Dataset records:
----------------------------------------
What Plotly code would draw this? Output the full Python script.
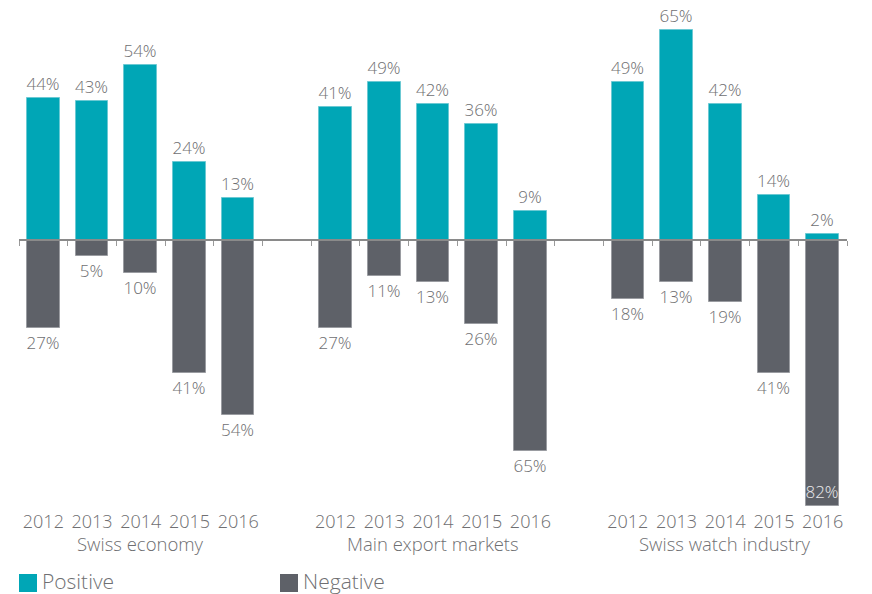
import plotly.graph_objects as go

groups = ["Swiss economy", "Main export markets", "Swiss watch industry"]
years = ["2012", "2013", "2014", "2015", "2016"]
positive = [44, 43, 54, 24, 13, 41, 49, 42, 36, 9, 49, 65, 42, 14, 2]
negative = [27, 5, 10, 41, 54, 27, 11, 13, 26, 65, 18, 13, 19, 41, 82]

TEAL = "#00a6b6"
GREY = "#5e6168"
TXT = "#6f6f72"
FONT = "Open Sans Light, Open Sans"

# x positions: 5 bars per group, one empty slot between groups
xpos = []
for g in range(len(groups)):
    for i in range(len(years)):
        xpos.append(g * (len(years) + 1) + i)
tick_text = years * len(groups)

ymin, ymax = -83, 68
xmin, xmax = -0.5, xpos[-1] + 0.5

# page body has an 8px margin; compensate so the picture fills the window
OFF = 8
W, H = 872 - OFF, 594 - OFF
ML, MT = 19 - OFF, 20 - OFF
PW, PH = 828, 489
MR, MB = W - ML - PW, H - MT - PH

neg_pos = ["inside" if v > 70 else "outside" for v in negative]

def lf(size, color=TXT):
    return dict(family=FONT, size=size, color=color, weight=300)

fig = go.Figure()
fig.add_trace(go.Bar(
    x=xpos, y=positive, name="Positive", width=0.67,
    marker=dict(color=TEAL, line=dict(color="#6cc9d3", width=1)),
    text=[f"{v}%" for v in positive], textposition="outside",
    textfont=lf(17), textangle=0,
    constraintext="none", cliponaxis=False, showlegend=False,
))
fig.add_trace(go.Bar(
    x=xpos, y=[-v for v in negative], name="Negative", width=0.67,
    marker=dict(color=GREY, line=dict(color="#9a9ca1", width=1)),
    text=[f"{v}%" for v in negative], textposition=neg_pos,
    insidetextanchor="end", textangle=0,
    textfont=lf(17), outsidetextfont=lf(17), insidetextfont=lf(17, "#e8e8ea"),
    constraintext="none", cliponaxis=False, showlegend=False,
))

zero_frac = (0 - ymin) / (ymax - ymin)

fig.update_layout(
    width=W, height=H,
    margin=dict(l=ML, r=MR, t=MT, b=MB, autoexpand=False),
    paper_bgcolor="white", plot_bgcolor="white",
    barmode="relative", bargap=0,
    font=lf(17),
    xaxis=dict(
        range=[xmin, xmax], tickvals=xpos, ticktext=tick_text,
        ticks="", showline=False, showgrid=False, zeroline=False,
        tickfont=lf(18), automargin=False,
    ),
    xaxis2=dict(
        overlaying="x", anchor="free", position=zero_frac, side="bottom",
        range=[xmin, xmax], showticklabels=False, showgrid=False, zeroline=False,
        showline=True, linecolor="#8a8a8a", linewidth=2, automargin=False,
        tickvals=[x - 0.5 for x in range(int(xmin + 0.5), int(xmax + 0.5) + 1)],
        ticks="outside", ticklen=5, tickwidth=1, tickcolor="#9a9a9a",
    ),
    yaxis=dict(range=[ymin, ymax], visible=False, showgrid=False,
               zeroline=False, automargin=False),
    showlegend=False,
)
# invisible trace to activate xaxis2
fig.add_trace(go.Scatter(x=[xmin, xmax], y=[0, 0], xaxis="x2", mode="lines",
                         line=dict(width=0), hoverinfo="skip", showlegend=False))

# helpers: window pixel -> paper fraction
def py(pixel_y):
    return (MT + PH - (pixel_y - OFF)) / PH

def px(pixel_x):
    return (pixel_x - OFF - ML) / PW

# group labels
for g, name in enumerate(groups):
    gx = xpos[g * len(years):(g + 1) * len(years)]
    fig.add_annotation(x=sum(gx) / len(gx), xref="x", y=py(543), yref="paper",
                       yanchor="middle", text=name, showarrow=False, font=lf(18.5))

# legend
for lx, label, col in [(19, "Positive", TEAL), (280, "Negative", GREY)]:
    fig.add_shape(type="rect", xref="paper", yref="paper",
                  x0=px(lx), x1=px(lx + 18), y0=py(592), y1=py(574),
                  fillcolor=col, line=dict(width=0))
    fig.add_annotation(x=px(lx + 21), xref="paper", xanchor="left",
                       y=py(581), yref="paper", yanchor="middle",
                       text=label, showarrow=False, font=lf(21))

fig.write_html("out.html")
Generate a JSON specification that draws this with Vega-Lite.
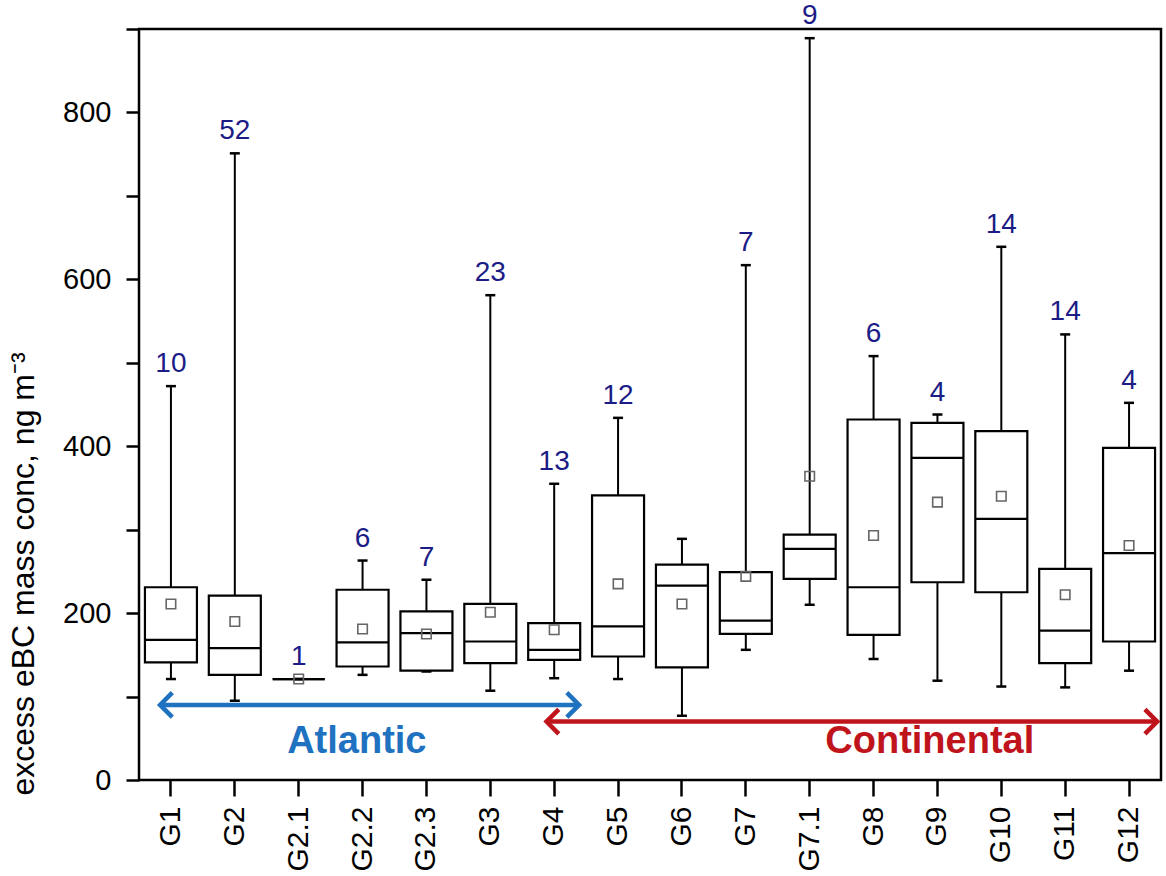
{
  "$schema": "https://vega.github.io/schema/vega-lite/v6.json",
  "autosize": {"type": "none"},
  "width": 1022,
  "height": 751,
  "padding": {"left": 139, "top": 29, "right": 5, "bottom": 96},
  "background": "white",
  "config": {
    "view": {"stroke": "black", "strokeWidth": 2.5},
    "font": "Liberation Sans",
    "axis": {"grid": false}
  },
  "datasets": {
    "boxes": [
      {"group": "G1", "min": 121, "q1": 141, "median": 168, "q3": 231, "max": 472, "mean": 211, "n": "10"},
      {"group": "G2", "min": 95, "q1": 126, "median": 158, "q3": 221, "max": 751, "mean": 190, "n": "52"},
      {"group": "G2.1", "min": 121, "q1": 121, "median": 121, "q3": 121, "max": 121, "mean": 121, "n": "1"},
      {"group": "G2.2", "min": 126, "q1": 136, "median": 165, "q3": 228, "max": 263, "mean": 181, "n": "6"},
      {"group": "G2.3", "min": 130, "q1": 131, "median": 176, "q3": 202, "max": 240, "mean": 175, "n": "7"},
      {"group": "G3", "min": 107, "q1": 140, "median": 166, "q3": 211, "max": 581, "mean": 201, "n": "23"},
      {"group": "G4", "min": 122, "q1": 144, "median": 156, "q3": 188, "max": 355, "mean": 180, "n": "13"},
      {"group": "G5", "min": 121, "q1": 148, "median": 184, "q3": 341, "max": 434, "mean": 235, "n": "12"},
      {"group": "G6", "min": 77, "q1": 135, "median": 233, "q3": 258, "max": 289, "mean": 211, "n": ""},
      {"group": "G7", "min": 156, "q1": 175, "median": 191, "q3": 249, "max": 617, "mean": 244, "n": "7"},
      {"group": "G7.1", "min": 210, "q1": 241, "median": 277, "q3": 294, "max": 889, "mean": 364, "n": "9"},
      {"group": "G8", "min": 145, "q1": 174, "median": 231, "q3": 432, "max": 508, "mean": 293, "n": "6"},
      {"group": "G9", "min": 119, "q1": 237, "median": 386, "q3": 428, "max": 438, "mean": 333, "n": "4"},
      {"group": "G10", "min": 112, "q1": 225, "median": 313, "q3": 418, "max": 639, "mean": 340, "n": "14"},
      {"group": "G11", "min": 111, "q1": 140, "median": 179, "q3": 253, "max": 534, "mean": 222, "n": "14"},
      {"group": "G12", "min": 131, "q1": 166, "median": 272, "q3": 398, "max": 452, "mean": 281, "n": "4"}
    ],
    "regions": [
      {"region": "Atlantic", "start": 0.33, "end": 6.89, "level": 90, "labelPos": 3.41, "labelLevel": 46},
      {"region": "Continental", "start": 6.38, "end": 15.94, "level": 70, "labelPos": 12.38, "labelLevel": 46}
    ]
  },
  "layer": [
    {
      "data": {"name": "boxes"},
      "encoding": {
        "x": {
          "field": "group", "type": "nominal", "sort": null,
          "scale": {"paddingInner": 0, "paddingOuter": 0},
          "axis": {
            "title": null, "labelAngle": -90, "labelFont": "Liberation Sans",
            "labelFontSize": 30, "labelColor": "black", "tickSize": 16, "tickWidth": 2.5,
            "tickColor": "black", "labelPadding": 10, "domain": false
          }
        }
      },
      "layer": [
        {
          "mark": {"type": "rule", "stroke": "black", "strokeWidth": 2},
          "encoding": {
            "y": {
              "field": "min", "type": "quantitative",
              "scale": {"domain": [0, 900], "nice": false},
              "axis": {
                "title": "excess eBC mass conc, ng m⁻³",
                "titleFont": "Liberation Sans", "titleFontSize": 32, "titleFontWeight": "normal",
                "titleColor": "black", "titleAngle": -90, "titleAlign": "left", "titleBaseline": "alphabetic",
                "titleX": -106, "titleY": 766,
                "values": [0, 100, 200, 300, 400, 500, 600, 700, 800, 900],
                "labelExpr": "datum.value % 200 === 0 && datum.value < 900 ? datum.label : ''",
                "labelFont": "Liberation Sans", "labelFontSize": 29, "labelColor": "black",
                "tickSize": 13, "tickWidth": 2.5, "tickColor": "black", "labelPadding": 15,
                "domain": false
              }
            },
            "y2": {"field": "max"}
          }
        },
        {
          "mark": {"type": "bar", "fill": "white", "stroke": "black", "strokeWidth": 2.2, "width": 52},
          "encoding": {
            "y": {"field": "q1", "type": "quantitative"},
            "y2": {"field": "q3"}
          }
        },
        {
          "mark": {"type": "tick", "color": "black", "opacity": 1, "size": 52, "thickness": 2.2, "orient": "horizontal"},
          "encoding": {"y": {"field": "median", "type": "quantitative"}}
        },
        {
          "mark": {"type": "tick", "color": "black", "opacity": 1, "size": 10, "thickness": 2.5, "orient": "horizontal"},
          "encoding": {"y": {"field": "max", "type": "quantitative"}}
        },
        {
          "mark": {"type": "tick", "color": "black", "opacity": 1, "size": 10, "thickness": 2.5, "orient": "horizontal"},
          "encoding": {"y": {"field": "min", "type": "quantitative"}}
        },
        {
          "mark": {"type": "point", "shape": "square", "filled": false, "size": 90, "stroke": "#666666", "strokeWidth": 1.6, "opacity": 1},
          "encoding": {"y": {"field": "mean", "type": "quantitative"}}
        },
        {
          "mark": {"type": "text", "fontSize": 28, "color": "#1c1c86", "baseline": "alphabetic", "align": "center", "dy": -14},
          "encoding": {
            "y": {"field": "max", "type": "quantitative"},
            "text": {"field": "n"}
          }
        }
      ]
    },
    {
      "data": {"name": "regions"},
      "encoding": {
        "color": {
          "field": "region", "type": "nominal",
          "scale": {"domain": ["Atlantic", "Continental"], "range": ["#1f72c0", "#c0141c"]},
          "legend": null
        }
      },
      "layer": [
        {
          "mark": {"type": "rule", "strokeWidth": 4.5},
          "encoding": {
            "x": {"field": "start", "type": "quantitative", "scale": {"domain": [0, 16], "nice": false, "zero": false}, "axis": null},
            "x2": {"field": "end"},
            "y": {"field": "level", "type": "quantitative"}
          }
        },
        {
          "mark": {"type": "point", "shape": "M1,-1L0,0L1,1", "filled": false, "size": 600, "strokeWidth": 4.5, "opacity": 1, "strokeJoin": "miter"},
          "encoding": {
            "x": {"field": "start", "type": "quantitative"},
            "y": {"field": "level", "type": "quantitative"},
            "stroke": {"field": "region", "type": "nominal", "scale": {"domain": ["Atlantic", "Continental"], "range": ["#1f72c0", "#c0141c"]}, "legend": null}
          }
        },
        {
          "mark": {"type": "point", "shape": "M-1,-1L0,0L-1,1", "filled": false, "size": 600, "strokeWidth": 4.5, "opacity": 1, "strokeJoin": "miter"},
          "encoding": {
            "x": {"field": "end", "type": "quantitative"},
            "y": {"field": "level", "type": "quantitative"},
            "stroke": {"field": "region", "type": "nominal", "scale": {"domain": ["Atlantic", "Continental"], "range": ["#1f72c0", "#c0141c"]}, "legend": null}
          }
        },
        {
          "mark": {"type": "text", "fontSize": 38, "fontWeight": "bold", "baseline": "middle", "align": "center"},
          "encoding": {
            "x": {"field": "labelPos", "type": "quantitative"},
            "y": {"field": "labelLevel", "type": "quantitative"},
            "text": {"field": "region"}
          }
        }
      ]
    }
  ],
  "resolve": {"scale": {"x": "independent"}}
}
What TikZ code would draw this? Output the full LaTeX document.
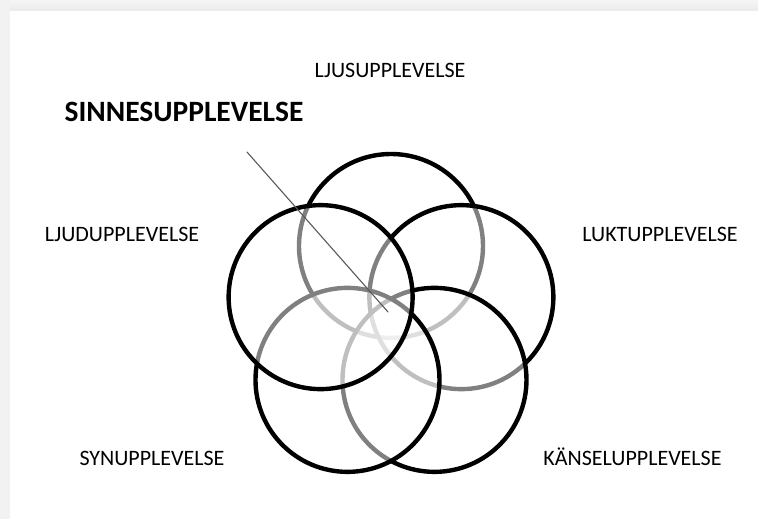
\documentclass[tikz,border=0pt]{standalone}
\usepackage{fontspec}
\setmainfont{Carlito}
\begin{document}
\begin{tikzpicture}[x=1pt, y=1pt, line join=round, line cap=round,
		ring/.style={circle, draw=black, line width=4.4pt, fill=white, fill opacity=0.5, minimum size=184pt, inner sep=0pt},
		etikett/.style={anchor=base, inner sep=0pt, font=\fontsize{22}{26}\selectfont},
		rubrik/.style={anchor=base, inner sep=0pt, font=\fontsize{29.5}{34}\selectfont\bfseries}]
				% Konstanter
				\def\R{74}   
				
				% Bakgrund med skugga
				\fill[black!5] (-391,320) rectangle (367,-199);
				\shade[top color=black!4, bottom color=black!8] (-381,320) rectangle (367,309);
				\fill[white] (-381,309) rectangle (367,-199);
				\useasboundingbox (-391,320) rectangle (367,-199);
				
				% Fem ringar, ritade medurs fr\aa n toppen
				\foreach \namn/\vinkel in {ljus/90, lukt/18, kansel/-54, syn/-126, ljud/162}
					\node[ring] (\namn) at (\vinkel:\R) {};
				
				% Etiketter
				\node[etikett] (tljus) at (-1,242) {LJUSUPPLEVELSE};
				\node[etikett] (tljud) at (-269,78) {LJUDUPPLEVELSE};
				\node[etikett] (tlukt) at (269,78) {LUKTUPPLEVELSE};
				\node[etikett] (tsyn) at (-239,-146) {SYNUPPLEVELSE};
				\node[etikett] (tkansel) at (241.5,-146) {KÄNSELUPPLEVELSE};
				\node[rubrik] (tsinne) at (-207,198) {SINNESUPPLEVELSE};
				
				% Pil mot mitten
				\coordinate (start) at (-144,168);
				\coordinate (mitt) at (-3,8);
				\draw[black!65, line width=1.1pt] (start) -- (mitt);
		\end{tikzpicture}
\end{document}
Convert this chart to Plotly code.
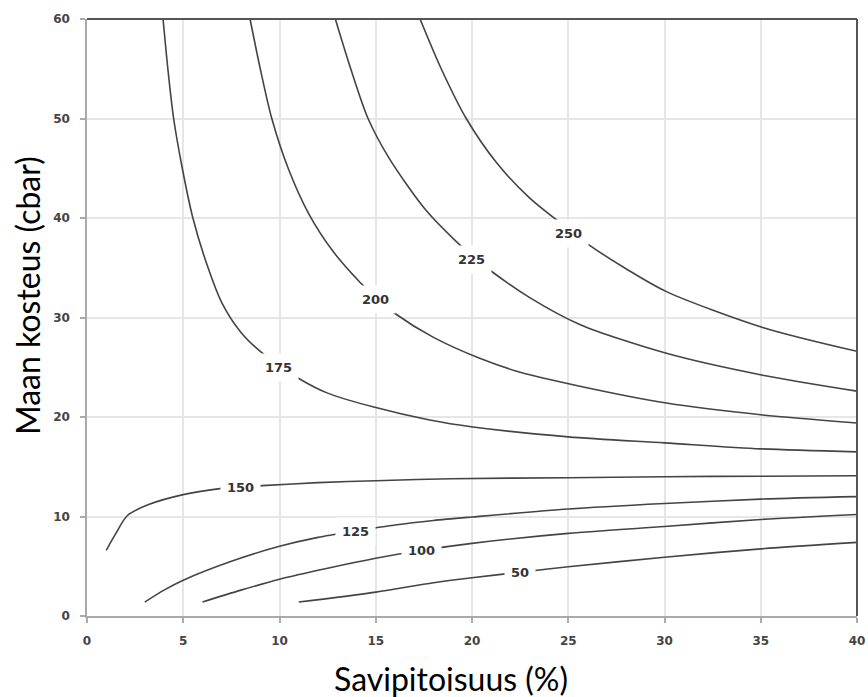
----------------------------------------
Work required: Provide only the count of lines in the material above that hold the word "code".

Result for this exercise: 3